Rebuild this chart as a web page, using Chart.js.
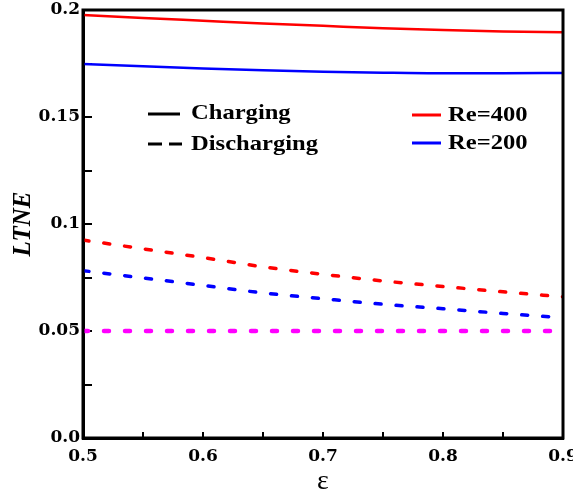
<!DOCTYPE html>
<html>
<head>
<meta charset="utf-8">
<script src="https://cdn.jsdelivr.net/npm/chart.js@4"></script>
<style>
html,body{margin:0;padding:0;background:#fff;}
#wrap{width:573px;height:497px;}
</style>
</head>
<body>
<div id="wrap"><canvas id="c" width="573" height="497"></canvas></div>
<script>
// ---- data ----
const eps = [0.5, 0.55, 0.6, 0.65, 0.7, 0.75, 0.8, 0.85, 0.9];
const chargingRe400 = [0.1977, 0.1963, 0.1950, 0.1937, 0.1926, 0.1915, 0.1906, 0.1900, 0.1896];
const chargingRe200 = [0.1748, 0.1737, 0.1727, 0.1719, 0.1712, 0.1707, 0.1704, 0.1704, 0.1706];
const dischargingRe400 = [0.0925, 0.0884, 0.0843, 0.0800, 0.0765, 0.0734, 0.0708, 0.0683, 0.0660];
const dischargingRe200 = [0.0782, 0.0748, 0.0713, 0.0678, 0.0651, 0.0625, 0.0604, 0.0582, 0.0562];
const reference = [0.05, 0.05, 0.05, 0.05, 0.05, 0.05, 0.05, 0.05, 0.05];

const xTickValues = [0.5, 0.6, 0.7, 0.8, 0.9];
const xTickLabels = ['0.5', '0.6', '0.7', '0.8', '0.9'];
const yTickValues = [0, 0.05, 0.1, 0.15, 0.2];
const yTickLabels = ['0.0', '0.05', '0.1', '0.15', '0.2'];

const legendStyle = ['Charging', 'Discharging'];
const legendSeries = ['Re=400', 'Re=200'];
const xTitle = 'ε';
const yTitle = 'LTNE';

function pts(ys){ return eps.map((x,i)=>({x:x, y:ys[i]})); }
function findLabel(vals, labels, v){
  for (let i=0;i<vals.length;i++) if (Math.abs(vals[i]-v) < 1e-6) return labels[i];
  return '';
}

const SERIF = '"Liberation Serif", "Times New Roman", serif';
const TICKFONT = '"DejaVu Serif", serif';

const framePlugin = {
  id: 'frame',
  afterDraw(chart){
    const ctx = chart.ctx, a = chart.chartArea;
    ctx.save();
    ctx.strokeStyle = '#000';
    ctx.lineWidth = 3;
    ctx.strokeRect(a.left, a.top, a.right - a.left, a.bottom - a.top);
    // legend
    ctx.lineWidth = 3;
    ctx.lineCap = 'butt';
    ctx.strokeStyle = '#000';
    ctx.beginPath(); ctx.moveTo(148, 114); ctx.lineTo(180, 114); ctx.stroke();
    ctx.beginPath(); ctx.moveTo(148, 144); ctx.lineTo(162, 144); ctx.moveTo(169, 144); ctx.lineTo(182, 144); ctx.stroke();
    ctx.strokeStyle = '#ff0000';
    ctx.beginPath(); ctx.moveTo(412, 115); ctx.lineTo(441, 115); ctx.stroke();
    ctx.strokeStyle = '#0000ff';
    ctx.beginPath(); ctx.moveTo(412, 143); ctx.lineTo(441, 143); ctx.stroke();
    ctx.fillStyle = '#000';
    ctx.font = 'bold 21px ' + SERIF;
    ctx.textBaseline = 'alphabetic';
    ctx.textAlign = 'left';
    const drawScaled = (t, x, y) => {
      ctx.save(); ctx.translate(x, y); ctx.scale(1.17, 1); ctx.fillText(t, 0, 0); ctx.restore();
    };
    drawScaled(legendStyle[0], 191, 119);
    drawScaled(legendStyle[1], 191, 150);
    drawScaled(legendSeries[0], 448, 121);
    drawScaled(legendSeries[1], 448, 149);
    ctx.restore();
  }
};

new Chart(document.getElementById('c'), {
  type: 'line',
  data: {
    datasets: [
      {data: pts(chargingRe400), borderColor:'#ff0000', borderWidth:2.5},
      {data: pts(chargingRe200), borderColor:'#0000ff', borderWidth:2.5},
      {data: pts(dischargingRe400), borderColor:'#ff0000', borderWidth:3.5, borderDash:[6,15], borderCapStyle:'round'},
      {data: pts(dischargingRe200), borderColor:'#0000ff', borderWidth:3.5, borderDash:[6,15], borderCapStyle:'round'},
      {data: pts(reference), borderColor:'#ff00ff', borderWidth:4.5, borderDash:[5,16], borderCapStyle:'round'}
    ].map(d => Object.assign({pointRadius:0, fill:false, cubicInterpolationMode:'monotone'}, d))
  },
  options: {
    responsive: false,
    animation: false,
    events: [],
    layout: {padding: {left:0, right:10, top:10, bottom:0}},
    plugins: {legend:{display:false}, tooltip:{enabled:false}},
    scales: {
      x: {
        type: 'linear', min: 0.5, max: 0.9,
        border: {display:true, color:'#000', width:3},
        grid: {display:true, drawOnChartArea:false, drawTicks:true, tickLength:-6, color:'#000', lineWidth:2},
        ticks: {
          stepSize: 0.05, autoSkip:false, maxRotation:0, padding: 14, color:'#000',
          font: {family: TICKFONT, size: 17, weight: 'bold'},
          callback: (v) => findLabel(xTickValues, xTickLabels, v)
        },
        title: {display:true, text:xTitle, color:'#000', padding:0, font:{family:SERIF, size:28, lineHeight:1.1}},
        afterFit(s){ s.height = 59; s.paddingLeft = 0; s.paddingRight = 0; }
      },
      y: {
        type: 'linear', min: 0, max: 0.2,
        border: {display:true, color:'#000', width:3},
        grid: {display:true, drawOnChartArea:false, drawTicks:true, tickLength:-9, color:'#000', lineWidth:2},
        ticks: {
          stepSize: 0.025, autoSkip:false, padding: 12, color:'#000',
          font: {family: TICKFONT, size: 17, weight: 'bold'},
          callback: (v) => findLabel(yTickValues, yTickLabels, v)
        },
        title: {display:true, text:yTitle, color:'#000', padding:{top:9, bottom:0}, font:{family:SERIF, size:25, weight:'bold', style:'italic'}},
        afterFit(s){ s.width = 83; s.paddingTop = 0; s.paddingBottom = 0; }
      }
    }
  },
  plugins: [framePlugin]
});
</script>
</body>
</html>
□ □ □ □ □
▸ WHAT IS BEING ASKED
All of the data needs repeating exactly, but the pictures do not.

▸ PROBLEM SOLUTION
Rebuild this chart as a web page, using Chart.js.
<!DOCTYPE html>
<html>
<head>
<meta charset="utf-8">
<script src="https://cdn.jsdelivr.net/npm/chart.js@4"></script>
<style>
html,body{margin:0;padding:0;background:#fff;}
#wrap{width:573px;height:497px;}
</style>
</head>
<body>
<div id="wrap"><canvas id="c" width="573" height="497"></canvas></div>
<script>
// ---- data ----
const eps = [0.5, 0.55, 0.6, 0.65, 0.7, 0.75, 0.8, 0.85, 0.9];
const chargingRe400 = [0.1977, 0.1963, 0.1950, 0.1937, 0.1926, 0.1915, 0.1906, 0.1900, 0.1896];
const chargingRe200 = [0.1748, 0.1737, 0.1727, 0.1719, 0.1712, 0.1707, 0.1704, 0.1704, 0.1706];
const dischargingRe400 = [0.0925, 0.0884, 0.0843, 0.0800, 0.0765, 0.0734, 0.0708, 0.0683, 0.0660];
const dischargingRe200 = [0.0782, 0.0748, 0.0713, 0.0678, 0.0651, 0.0625, 0.0604, 0.0582, 0.0562];
const reference = [0.05, 0.05, 0.05, 0.05, 0.05, 0.05, 0.05, 0.05, 0.05];

const xTickValues = [0.5, 0.6, 0.7, 0.8, 0.9];
const xTickLabels = ['0.5', '0.6', '0.7', '0.8', '0.9'];
const yTickValues = [0, 0.05, 0.1, 0.15, 0.2];
const yTickLabels = ['0.0', '0.05', '0.1', '0.15', '0.2'];

const legendStyle = ['Charging', 'Discharging'];
const legendSeries = ['Re=400', 'Re=200'];
const xTitle = 'ε';
const yTitle = 'LTNE';

function pts(ys){ return eps.map((x,i)=>({x:x, y:ys[i]})); }
function findLabel(vals, labels, v){
  for (let i=0;i<vals.length;i++) if (Math.abs(vals[i]-v) < 1e-6) return labels[i];
  return '';
}

const SERIF = '"Liberation Serif", "Times New Roman", serif';
const TICKFONT = '"DejaVu Serif", serif';

const framePlugin = {
  id: 'frame',
  afterDraw(chart){
    const ctx = chart.ctx, a = chart.chartArea;
    ctx.save();
    ctx.strokeStyle = '#000';
    ctx.lineWidth = 3;
    ctx.strokeRect(a.left, a.top, a.right - a.left, a.bottom - a.top);
    // legend
    ctx.lineWidth = 3;
    ctx.lineCap = 'butt';
    ctx.strokeStyle = '#000';
    ctx.beginPath(); ctx.moveTo(148, 114); ctx.lineTo(180, 114); ctx.stroke();
    ctx.beginPath(); ctx.moveTo(148, 144); ctx.lineTo(162, 144); ctx.moveTo(169, 144); ctx.lineTo(182, 144); ctx.stroke();
    ctx.strokeStyle = '#ff0000';
    ctx.beginPath(); ctx.moveTo(412, 115); ctx.lineTo(441, 115); ctx.stroke();
    ctx.strokeStyle = '#0000ff';
    ctx.beginPath(); ctx.moveTo(412, 143); ctx.lineTo(441, 143); ctx.stroke();
    ctx.fillStyle = '#000';
    ctx.font = 'bold 21px ' + SERIF;
    ctx.textBaseline = 'alphabetic';
    ctx.textAlign = 'left';
    const drawScaled = (t, x, y) => {
      ctx.save(); ctx.translate(x, y); ctx.scale(1.17, 1); ctx.fillText(t, 0, 0); ctx.restore();
    };
    drawScaled(legendStyle[0], 191, 119);
    drawScaled(legendStyle[1], 191, 150);
    drawScaled(legendSeries[0], 448, 121);
    drawScaled(legendSeries[1], 448, 149);
    ctx.restore();
  }
};

new Chart(document.getElementById('c'), {
  type: 'line',
  data: {
    datasets: [
      {data: pts(chargingRe400), borderColor:'#ff0000', borderWidth:2.5},
      {data: pts(chargingRe200), borderColor:'#0000ff', borderWidth:2.5},
      {data: pts(dischargingRe400), borderColor:'#ff0000', borderWidth:3.5, borderDash:[6,15], borderCapStyle:'round'},
      {data: pts(dischargingRe200), borderColor:'#0000ff', borderWidth:3.5, borderDash:[6,15], borderCapStyle:'round'},
      {data: pts(reference), borderColor:'#ff00ff', borderWidth:4.5, borderDash:[5,16], borderCapStyle:'round'}
    ].map(d => Object.assign({pointRadius:0, fill:false, cubicInterpolationMode:'monotone'}, d))
  },
  options: {
    responsive: false,
    animation: false,
    events: [],
    layout: {padding: {left:0, right:10, top:10, bottom:0}},
    plugins: {legend:{display:false}, tooltip:{enabled:false}},
    scales: {
      x: {
        type: 'linear', min: 0.5, max: 0.9,
        border: {display:true, color:'#000', width:3},
        grid: {display:true, drawOnChartArea:false, drawTicks:true, tickLength:-6, color:'#000', lineWidth:2},
        ticks: {
          stepSize: 0.05, autoSkip:false, maxRotation:0, padding: 14, color:'#000',
          font: {family: TICKFONT, size: 17, weight: 'bold'},
          callback: (v) => findLabel(xTickValues, xTickLabels, v)
        },
        title: {display:true, text:xTitle, color:'#000', padding:0, font:{family:SERIF, size:28, lineHeight:1.1}},
        afterFit(s){ s.height = 59; s.paddingLeft = 0; s.paddingRight = 0; }
      },
      y: {
        type: 'linear', min: 0, max: 0.2,
        border: {display:true, color:'#000', width:3},
        grid: {display:true, drawOnChartArea:false, drawTicks:true, tickLength:-9, color:'#000', lineWidth:2},
        ticks: {
          stepSize: 0.025, autoSkip:false, padding: 12, color:'#000',
          font: {family: TICKFONT, size: 17, weight: 'bold'},
          callback: (v) => findLabel(yTickValues, yTickLabels, v)
        },
        title: {display:true, text:yTitle, color:'#000', padding:{top:9, bottom:0}, font:{family:SERIF, size:25, weight:'bold', style:'italic'}},
        afterFit(s){ s.width = 83; s.paddingTop = 0; s.paddingBottom = 0; }
      }
    }
  },
  plugins: [framePlugin]
});
</script>
</body>
</html>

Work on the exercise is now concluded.